The words are precious. Save them wisely. Speak 'only' if it improves the silence. Someone remarked, 'Wise men speak because they have something to say; Fools because they have to say something.'! The great thing is to know when to speak and when to keep quiet.
Always remember our body speaks, too. Non-verbal communication plays a crucial role in effective communication. We hate or love some people even before talking to them because of their poor body language. When the eyes say one thing and the tongue another, a practised man relies on the language of the first. There is a world of communication which is not dependent on words. Positive communication entails positive body language.
I am reminded of the very famous words of Peter Drucker - "The most important thing in communication is hearing what isn't said."
George Bernard Shaw said: "The single biggest problem in communication is the illusion that it has taken place."
Remember not to underestimate the power of self-communication. The most meaningful communication is Communication with Self. When communicating with ourselves, we become aware of our strengths, weaknesses, and mistakes. Understanding them would make us effective communicators and better human beings.
There can't be a better motivational force than SELF-MOTIVATION attained through Self Communication.
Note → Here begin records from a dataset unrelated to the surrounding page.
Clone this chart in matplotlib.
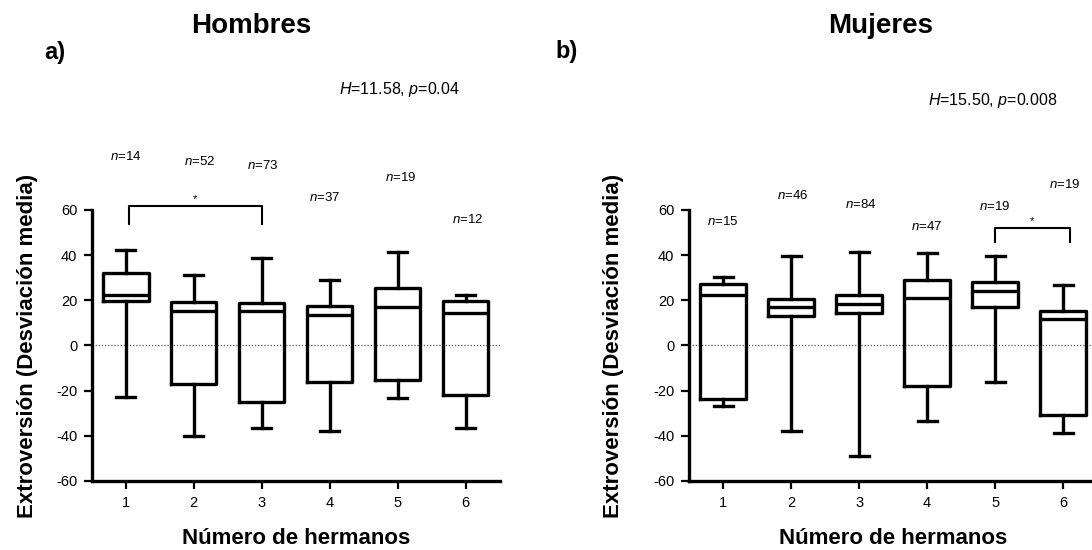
import numpy as np
import matplotlib
matplotlib.use("Agg")
import matplotlib.pyplot as plt

plt.rcParams['font.family'] = ['Liberation Sans', 'DejaVu Sans']
plt.rcParams['mathtext.fontset'] = 'custom'
plt.rcParams['mathtext.it'] = 'Liberation Sans:italic'
plt.rcParams['mathtext.rm'] = 'Liberation Sans'
plt.rcParams['axes.unicode_minus'] = False

groups = [1, 2, 3, 4, 5, 6]
tick_labels = ['1', '2', '3', '4', '5', '6']

# Hombres (box stats)
h_whislo = [-22.7, -40.1, -36.7, -37.8, -23.2, -36.7]
h_q1 = [19.8, -16.9, -25.0, -16.1, -15.1, -22.0]
h_med = [22.2, 15.1, 15.1, 13.3, 17.2, 14.5]
h_q3 = [32.0, 19.2, 18.9, 17.3, 25.4, 19.5]
h_whishi = [42.3, 31.0, 38.8, 28.9, 41.3, 22.5]
h_n = [14, 52, 73, 37, 19, 12]
h_n_x = [1.0, 2.09, 3.01, 3.93, 5.04, 6.03]
h_n_y = [83.9, 81.4, 79.9, 65.4, 74.3, 56.0]
h_stat = r"$H$=11.58, $p$=0.04"
h_bracket = [1.05, 3.0]

# Mujeres
m_whislo = [-26.7, -37.8, -48.8, -33.4, -16.1, -38.7]
m_q1 = [-23.6, 12.9, 14.2, -18.0, 17.2, -30.7]
m_med = [22.5, 17.0, 18.3, 21.1, 24.2, 11.9]
m_q3 = [27.3, 20.5, 22.2, 28.9, 27.9, 15.1]
m_whishi = [30.4, 39.8, 41.6, 40.9, 39.8, 27.0]
m_n = [15, 46, 84, 47, 19, 19]
m_n_x = [1.0, 2.03, 3.02, 4.0, 5.0, 6.02]
m_n_y = [54.8, 66.5, 62.4, 52.6, 61.5, 71.3]
m_stat = r"$H$=15.50, $p$=0.008"
m_bracket = [5.0, 6.1]


def make_stats(lo, q1, med, q3, hi):
    return [{'whislo': a, 'q1': b, 'med': c, 'q3': d, 'whishi': e, 'fliers': []}
            for a, b, c, d, e in zip(lo, q1, med, q3, hi)]


def draw_panel(ax, stats, n, n_x, n_y, bracket, br_top, br_bot, ylab_x):
    lw = 2.4
    props = dict(color='black', linewidth=lw)
    ax.bxp(stats, positions=groups, widths=0.67, capwidths=0.28,
           showfliers=False, manage_ticks=False,
           boxprops=props, whiskerprops=props, capprops=props, medianprops=props)
    ax.axhline(0, color='#555555', linestyle=(0, (1, 1.5)), linewidth=0.9, zorder=0)
    ax.set_xlim(0.5, 6.5)
    ax.set_ylim(-60, 60)
    ax.set_yticks(np.arange(-60, 61, 20))
    ax.set_xticks(groups)
    ax.set_xticklabels(tick_labels)
    ax.spines['top'].set_visible(False)
    ax.spines['right'].set_visible(False)
    ax.spines['left'].set_linewidth(lw)
    ax.spines['bottom'].set_linewidth(lw)
    ax.tick_params(axis='both', length=5.5, width=1.6, labelsize=10.5, pad=5)
    ax.set_xlabel('Número de hermanos', fontsize=16, fontweight='bold')
    ax.set_ylabel('Extroversión (Desviación media)', fontsize=16, fontweight='bold')
    ax.xaxis.set_label_coords(0.5, -0.175)
    ax.yaxis.set_label_coords(ylab_x, 0.5)

    for x, y, k in zip(n_x, n_y, n):
        ax.text(x, y, r"$n$=%d" % k, ha='center', va='center', fontsize=9.5, clip_on=False)

    # significance bracket
    x0, x1 = bracket
    ax.plot([x0, x0, x1, x1], [br_bot, br_top, br_top, br_bot], color='black',
            linewidth=1.5, clip_on=False)
    ax.text((x0 + x1) / 2, br_top + 0.8, '*', ha='center', va='bottom', fontsize=8)


fig = plt.figure(figsize=(10.92, 5.5), dpi=100)
ax1 = fig.add_axes([0.084, 0.1255, 0.3736, 0.4927])
ax2 = fig.add_axes([0.631, 0.1255, 0.3736, 0.4927])

draw_panel(ax1, make_stats(h_whislo, h_q1, h_med, h_q3, h_whishi),
           h_n, h_n_x, h_n_y, h_bracket, 61.8, 53.8, -0.131)
draw_panel(ax2, make_stats(m_whislo, m_q1, m_med, m_q3, m_whishi),
           m_n, m_n_x, m_n_y, m_bracket, 52.0, 46.0, -0.159)

fig.text(0.2305, 0.953, 'Hombres', ha='center', va='center', fontsize=20, fontweight='bold')
fig.text(0.8068, 0.953, 'Mujeres', ha='center', va='center', fontsize=20, fontweight='bold')
fig.text(0.0504, 0.904, 'a)', ha='center', va='center', fontsize=17, fontweight='bold')
fig.text(0.5192, 0.907, 'b)', ha='center', va='center', fontsize=17, fontweight='bold')
fig.text(0.3654, 0.838, h_stat, ha='center', va='center', fontsize=11.5)
fig.text(0.9093, 0.817, m_stat, ha='center', va='center', fontsize=11.5)

fig.savefig('out.png', dpi=100)
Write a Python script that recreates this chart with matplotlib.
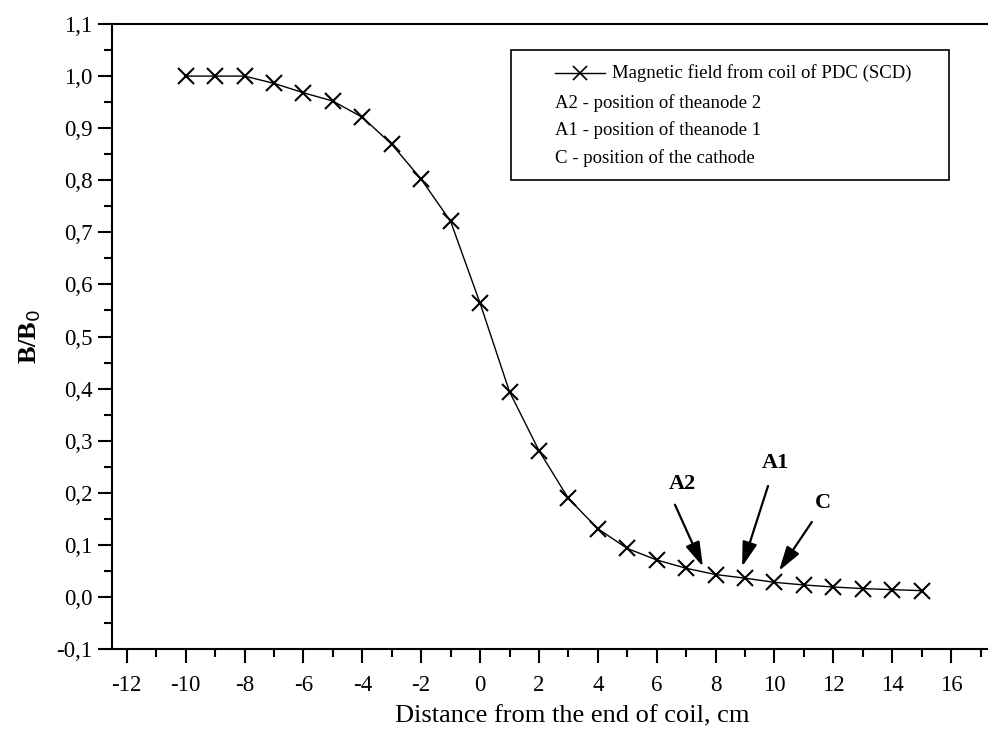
import matplotlib.pyplot as plt
from matplotlib.patches import Rectangle
from matplotlib.lines import Line2D

plt.rcParams['font.family'] = ['Liberation Serif', 'DejaVu Serif']
plt.rcParams['axes.unicode_minus'] = False

# distance from the end of coil, cm
dist = [-10, -9, -8, -7, -6, -5, -4, -3, -2, -1, 0, 1, 2, 3, 4,
        5, 6, 7, 8, 9, 10, 11, 12, 13, 14, 15]
# B/B0
field = [1.0, 1.0, 1.0, 0.986, 0.968, 0.952, 0.921, 0.869, 0.802, 0.721, 0.564, 0.394, 0.281, 0.189, 0.131,
         0.093, 0.071, 0.055, 0.043, 0.036, 0.028, 0.023, 0.019, 0.016, 0.014, 0.012]

# arrows: label, label pos, arrow start, arrow tip
marks = ['A2', 'A1', 'C']
label_pos = [(6.86, 0.217), (10.02, 0.258), (11.65, 0.18)]
arrow_from = [(6.62, 0.177), (9.78, 0.213), (11.27, 0.144)]
arrow_to = [(7.57, 0.058), (8.9, 0.058), (10.15, 0.05)]

legend_lines = ['Magnetic field from coil of PDC (SCD)',
                'A2 - position of theanode 2',
                'A1 - position of theanode 1',
                'C - position of the cathode']

fig = plt.figure(figsize=(9.88, 7.43), dpi=100)
ax = fig.add_axes([0.1134, 0.1265, 0.894, 0.8412])

ax.plot(dist, field, color='black', lw=1.0, marker='x', ms=11,
        mew=1.5, mfc='none', mec='black')

for m, lp, a0, a1 in zip(marks, label_pos, arrow_from, arrow_to):
    ax.text(lp[0], lp[1], m, fontsize=16, fontweight='bold', ha='center', va='center')
    ax.annotate('', xy=a1, xytext=a0,
                arrowprops=dict(arrowstyle='-|>,head_length=1.5,head_width=0.45',
                                color='black', lw=1.6, shrinkA=0, shrinkB=0))

ax.set_xlim(-12.5, 17.5)
ax.set_ylim(-0.1, 1.1)
ax.set_xticks(range(-12, 17, 2))
ax.set_xticks(range(-11, 18, 2), minor=True)
yt = [round(-0.1 + 0.1 * i, 1) for i in range(13)]
ax.set_yticks(yt)
ax.set_yticklabels([f'{v:.1f}'.replace('.', ',') for v in yt])
ax.set_yticks([round(-0.05 + 0.1 * i, 2) for i in range(12)], minor=True)
ax.tick_params(which='major', direction='out', length=10, width=1.5, labelsize=16.5, pad=4)
ax.tick_params(axis='x', which='major', pad=9)
ax.tick_params(which='minor', direction='out', length=6, width=1.5)
ax.spines['right'].set_visible(False)
for s in ['left', 'bottom', 'top']:
    ax.spines[s].set_linewidth(1.5)

ax.set_xlabel('Distance from the end of coil, cm', fontsize=19)
ax.xaxis.set_label_coords(0.521, -0.09)
ax.set_ylabel('B/B$_0$', fontsize=19, fontweight='bold', labelpad=10)

# legend box drawn in figure pixels
W, H = 988, 743
fig.patches.append(Rectangle((511 / W, 1 - 180 / H), (949 - 511) / W, 130 / H,
                             transform=fig.transFigure, fill=False, ec='black', lw=1.2))
fig.lines.append(Line2D([555 / W, 605 / W], [1 - 73 / H] * 2, transform=fig.transFigure,
                        color='black', lw=1.0))
fig.lines.append(Line2D([580 / W], [1 - 73 / H], transform=fig.transFigure,
                        color='black', marker='x', ms=10, mew=1.2))
ys = [73, 103, 130, 158]
xs = [612, 555, 555, 555]
for t, x, y in zip(legend_lines, xs, ys):
    fig.text(x / W, 1 - y / H, t, fontsize=13.5, ha='left', va='center')

fig.savefig('out.png', dpi=100)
Moreover, it also makes us more confident people. Still more – through Self Communication, we understand the profound importance of "thinking first" before reacting. We develop an attitude of response and not a reaction. We can prevent impulsive decisions or instant responses to others' words, which may lead to disappointing outcomes.
Famous author and monk Thich Nhat Hanh writes, "Once you communicate with yourself, you will be able to communicate outwardly more clearly. The way in is the way out".
'Mis-Communication' & 'Non-Communication' are potent killers of a relationship. It is said the relationship never dies a natural death. It dies because of ego, improper communication – wrong words/tone, or a lack of communication. It is not the distance but the lack of communication which keeps people apart.
Let me end by quoting insightful words from Nicky Gumbel –
"A lot of problems in the world would be solved if we talked to each other instead of about each other".
How effective a communicator are you?